1. it is very transparent in how funds will be spent. people are very hesitant to give you 10,000 to have you make 1 $150 box, and then disappear with the rest of the fund and never be heard of again.. kick starters that explain. this is how much i want and this is what its for exactly people read it/see it and go 'oh that seems reasonable' then they are happy to pitch in their 2 cents.
2. rewards. now this is a little more challenging for you, but take for example the cooler you brought up, thats successful because of its rewards, its almost all physicals and you get a reward for the donation you make, your not pitching money to support the research of a product as much as you are physically preording the product
the biggest turn off for people on kick starters seem to be goals without any real logic or basis, and thats usually not because the person behind it hasnt worked it out themselves its just they dont know / or refuse to put it out there how much they are spending on what and where and how they came up with that ammount..
so when a person comes across your kickstarter and sees you want 10,000 to create $150 lightboxes, and they have no idea the work or costs that go into creating them, how will they justify giving you any money?

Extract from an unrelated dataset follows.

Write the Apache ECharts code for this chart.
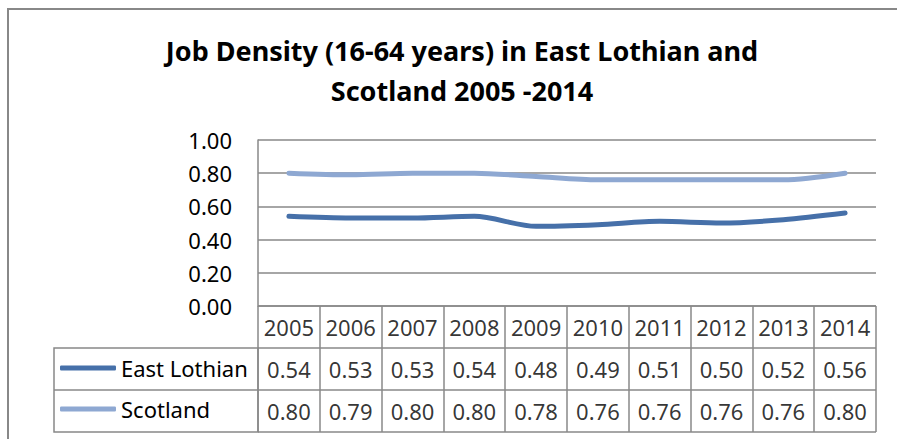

tru enough! I am working out a breakdown as we speak - I often say the best way to learn is to fuck up, and then have everyone tell you what you did wrong - you learn MUCH faster then if you were to somehow understand this all beforehand and do ton of research - in field experience is always the best- after all - building codes are just an accumulation of what not to do after horrible things have happened when they were actually done..

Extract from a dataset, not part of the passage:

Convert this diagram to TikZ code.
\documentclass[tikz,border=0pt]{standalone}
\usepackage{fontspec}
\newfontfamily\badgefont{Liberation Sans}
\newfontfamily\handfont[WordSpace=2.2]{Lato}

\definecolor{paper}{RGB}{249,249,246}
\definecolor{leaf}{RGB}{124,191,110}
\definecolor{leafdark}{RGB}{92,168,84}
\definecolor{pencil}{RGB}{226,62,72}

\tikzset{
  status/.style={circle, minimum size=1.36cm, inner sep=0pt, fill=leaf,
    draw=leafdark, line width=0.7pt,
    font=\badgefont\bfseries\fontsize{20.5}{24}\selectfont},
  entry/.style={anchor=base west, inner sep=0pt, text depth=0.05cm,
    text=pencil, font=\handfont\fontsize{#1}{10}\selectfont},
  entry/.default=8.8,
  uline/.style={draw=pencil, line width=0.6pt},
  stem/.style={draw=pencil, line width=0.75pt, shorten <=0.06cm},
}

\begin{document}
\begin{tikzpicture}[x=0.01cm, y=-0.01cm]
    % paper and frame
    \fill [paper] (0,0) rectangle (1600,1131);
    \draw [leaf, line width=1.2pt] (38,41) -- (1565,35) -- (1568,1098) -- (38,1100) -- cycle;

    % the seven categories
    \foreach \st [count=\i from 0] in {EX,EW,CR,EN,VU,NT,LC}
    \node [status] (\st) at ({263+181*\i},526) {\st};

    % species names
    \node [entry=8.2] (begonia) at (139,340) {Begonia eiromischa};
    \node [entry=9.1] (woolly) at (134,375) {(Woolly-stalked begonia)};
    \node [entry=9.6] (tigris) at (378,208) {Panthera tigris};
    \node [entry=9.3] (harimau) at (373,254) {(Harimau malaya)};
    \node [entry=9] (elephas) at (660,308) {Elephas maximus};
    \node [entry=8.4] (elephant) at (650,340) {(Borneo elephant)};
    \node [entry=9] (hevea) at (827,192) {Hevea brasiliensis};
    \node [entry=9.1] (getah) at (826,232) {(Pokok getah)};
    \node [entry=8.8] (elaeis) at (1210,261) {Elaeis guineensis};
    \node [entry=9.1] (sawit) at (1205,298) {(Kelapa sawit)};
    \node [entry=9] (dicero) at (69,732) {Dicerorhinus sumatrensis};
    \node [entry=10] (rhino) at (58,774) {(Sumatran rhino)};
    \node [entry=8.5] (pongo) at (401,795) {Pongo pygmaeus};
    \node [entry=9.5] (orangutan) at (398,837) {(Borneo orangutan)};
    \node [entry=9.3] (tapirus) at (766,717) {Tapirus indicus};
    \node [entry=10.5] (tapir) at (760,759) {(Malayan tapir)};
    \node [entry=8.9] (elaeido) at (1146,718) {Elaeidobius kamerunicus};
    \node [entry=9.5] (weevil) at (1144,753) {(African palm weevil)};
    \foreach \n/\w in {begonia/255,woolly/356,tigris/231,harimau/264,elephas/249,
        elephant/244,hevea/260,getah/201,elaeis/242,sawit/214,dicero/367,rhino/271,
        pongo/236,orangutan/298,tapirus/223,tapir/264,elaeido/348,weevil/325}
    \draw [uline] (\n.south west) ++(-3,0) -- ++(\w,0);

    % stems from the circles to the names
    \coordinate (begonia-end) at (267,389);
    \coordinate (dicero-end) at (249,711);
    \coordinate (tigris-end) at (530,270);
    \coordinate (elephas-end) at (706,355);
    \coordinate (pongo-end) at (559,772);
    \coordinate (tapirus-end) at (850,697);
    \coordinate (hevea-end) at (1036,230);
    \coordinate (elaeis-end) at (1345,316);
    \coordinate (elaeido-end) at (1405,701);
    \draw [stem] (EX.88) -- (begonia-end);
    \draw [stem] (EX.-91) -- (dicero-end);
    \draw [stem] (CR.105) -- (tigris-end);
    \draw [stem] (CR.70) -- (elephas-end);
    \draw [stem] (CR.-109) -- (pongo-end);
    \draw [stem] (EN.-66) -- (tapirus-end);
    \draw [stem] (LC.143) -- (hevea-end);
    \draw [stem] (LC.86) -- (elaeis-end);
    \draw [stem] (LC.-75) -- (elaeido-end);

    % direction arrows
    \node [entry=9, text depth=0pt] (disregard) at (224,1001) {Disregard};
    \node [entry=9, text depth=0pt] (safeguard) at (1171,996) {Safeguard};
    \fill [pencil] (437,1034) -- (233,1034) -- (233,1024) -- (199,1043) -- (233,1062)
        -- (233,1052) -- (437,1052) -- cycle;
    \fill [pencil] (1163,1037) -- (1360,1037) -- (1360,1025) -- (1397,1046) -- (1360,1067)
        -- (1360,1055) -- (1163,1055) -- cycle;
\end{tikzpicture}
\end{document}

my goal is to use photovoltaic strips as secondary power - they will not power the lightbox alone, but will instead provide auxillary power to the lithium ion rechargeable batteries inside, which will also be able to be plugged in to be recharged (ideally). Unfortunately as much as I would like these lightboxes to last forever.. it seems that even though the bulbs will never burn out, the transformers will eventually go. Constantly powered the lights can last anywhere from 5-10 years - and that is being lit non-stop.
Admittedly they don't look to bad during the day unlit, but look much better lit, even during the day.. the light just brings out a dimension to the image that makes it actually pop in 3d.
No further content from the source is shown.